Going forward, Kumar says the sector could land into trouble post-2018 when we touch almost 20% of the installed capacity in solar. ” There are major challenges- Grid stabilisation, Spinning reserves and storage. Who will incur the cost of all three?. India is in no position for storage innovation as we are dependent on countries like Japan for technology breakthrough.”

“Getting to 175 GW by 2022 will be tough, it is a very aggressive target. The issue is, these targets are set to top-down from the central government without figuring out how states will be able to achieve this. DISCOM financials are in shambles and most would rather cut power than purchase and supply it to the customer”, says Prabhu who terms the next 2 years crucial to see if the states can handle higher renewable generation.

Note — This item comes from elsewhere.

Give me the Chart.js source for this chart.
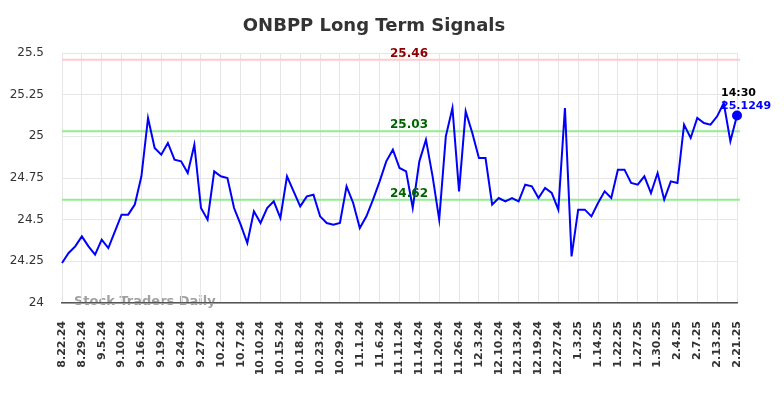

However, Sabyasachi Majumdar, Senior Vice President, ICRA is optimistic of the overall targets and set up the government and predicts 7-7.5 GW of capacity addition for solar in 2018, amidst a very strong project pipeline via NSM (National Solar Mission) route. “A lot is under implementation. We should look at these targets from year to year basis. All the capacities for FY17 should be commissioned and the shortfall in the target should be made up in the next fiscal”, says Sabhya.

Of the 5,526 MW added, only 2,803.77 MW had been commissioned till February end, but it was followed by a spurt of more than 2,700 MW in March 2017, which shows how the government is speeding up on its targets just in time to beat the year-end deadline.

Amidst all, the experts hail both centre and state specific policies giving momentum to the renewable energy, besides some unattended areas. “Under the national solar mission, the projects awarded via SECI have increased tremendously with amendments in the national tariff policy as well. The states have coined their own region-specific policies and targets showing active interests in bids and RPO targets”, says Girish.

The targets of the government might seem too ambitious but aiming for the moon will at least make you land on the stars. 12,288.83 MW of cumulative capacity against 6,762.85 MW compared to the last fiscal, being this FY17’s shining star.